What is its purpose?

IAWG was established to improve the UN’s performance in the area of DDR by contributing to an integrated approach representing the application of the “UN Delivering as One” principle, with a view to enhancing the effectiveness and efficiency of DDR processes worldwide.

The IAWG is mandated to:   

  • Provide strategic advice to assist the Organization in improving its work on DDR. This includes, among others, advice on the required changes or adjustments to the structure and processes in the Organization relating to DDR planning, implementation and monitoring.
  • Maintain and review the developed set of United Nations guidance on DDR, including recommending how such a body of guidance can systematically and periodically be reviewed and updated.
  • Advise the Organization on training needs, policies and strategies in the area of DDR, including coordinating the roll-out of this set of guidance to all United Nations partners engaged in DDR.
  • Develop and manage the United Nations DDR Resource Centre.
  • Facilitate planning of DDR operations among relevant United Nations agencies.
  • Undertake other DDR activities as appropriate.

How does the IAWG do this?

One of the main achievements of the IAWG in promoting an integrated approach has been the development of the Integrated DDR Standards (IDDRS). The IDDRS are a comprehensive repository of policies, guidelines and procedures on DDR. (Click here to access the IDDRS). The IAWG also works to facilitate communication and joint planning as well as to provide training and resources to its member entities.

Other services offered by the IAWG include:

  • Building awareness of and buy-in to the concept of integrated DDR programmes at the Headquarters and country levels.
  • Implementing integrated DDR programmes at the country level, consistent with the IDDRS.
  • Establishing an integrated DDR training and capacity development programme, guided by IDDRS content.
  • Reviewing and updating policy content in the IDDRS.
  • Establishing gender-responsive DDR programmes at the country level.
  • Developing a UN roster of experts and specialists on DDR.
  • Maintaining and updating the UN DDR Resource Centre.
  • Building and strengthening partnerships with external partners.
  • Strengthening and expanding the IAWG Secretariat with financial and human resources. 

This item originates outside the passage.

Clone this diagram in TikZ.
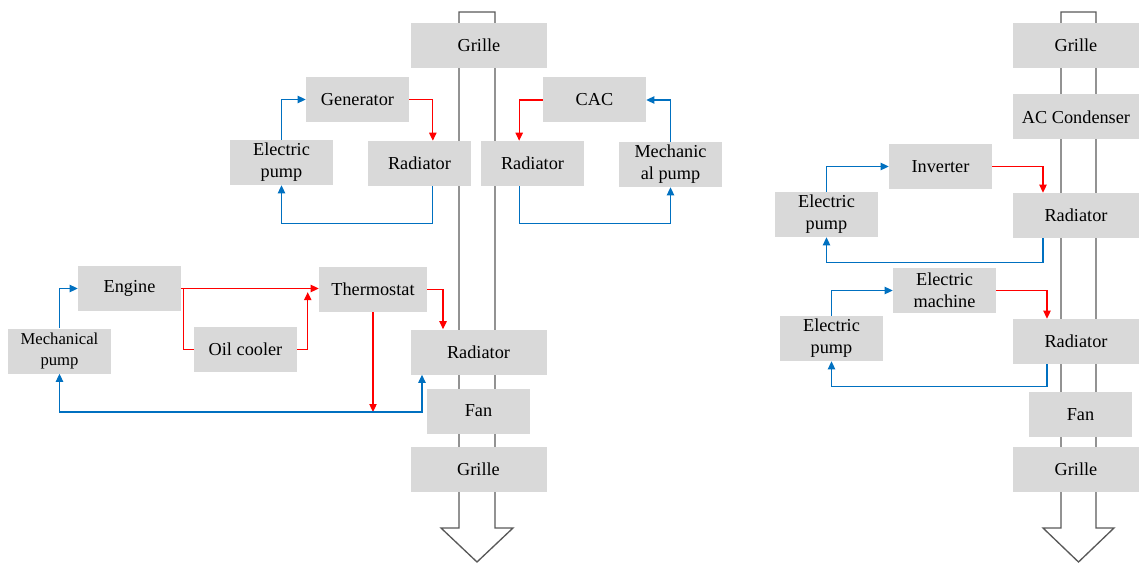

Funding: The IAWG is funded by activities of its member entities. In addition, the European Union contributed 1.5 million Euro (2010-2011) to help expand IAWG capacities in the three areas of knowledge management; capacity development, including gender/HIV responsiveness; and Secretariat support.  The Government of Norway has also contributed 100,000 USD towards the development of the DDR and Gender course.

IAWG Secretariat:

Currently, there is no permanent Secretariat function. In the past, the IAWG coordinator assisted in administrative and logistical aspects of the IAWG work.

Future Activities:

In 2011-2012 the IAWG will celebrate the fifth anniversary of the Integrated DDR Standards, which were formally launched by the Secretary-General in December 2006. The IAWG will also direct more focus on the implementation and practice of existing policies, monitoring and evaluation and evidence-based DDR.

The UN DDR Resource Centre will be modified and updated to improve the level of information sharing between Headquarters and the field.

DDR courses will be conducted working with the existing training institutes, which will include both global and country-specific trainings. (For more information, please visit the Training and Events page). 

The Sub-Working Groups on Capacity Development, Gender and HIV, Knowledge Management and Reintegration will continue their efforts in enhancing the information flow between Headquarters and the field, building capacity through trainings on DDR for field personnel and ensuring gender mainstreaming at programme and policy levels, and practical implementation.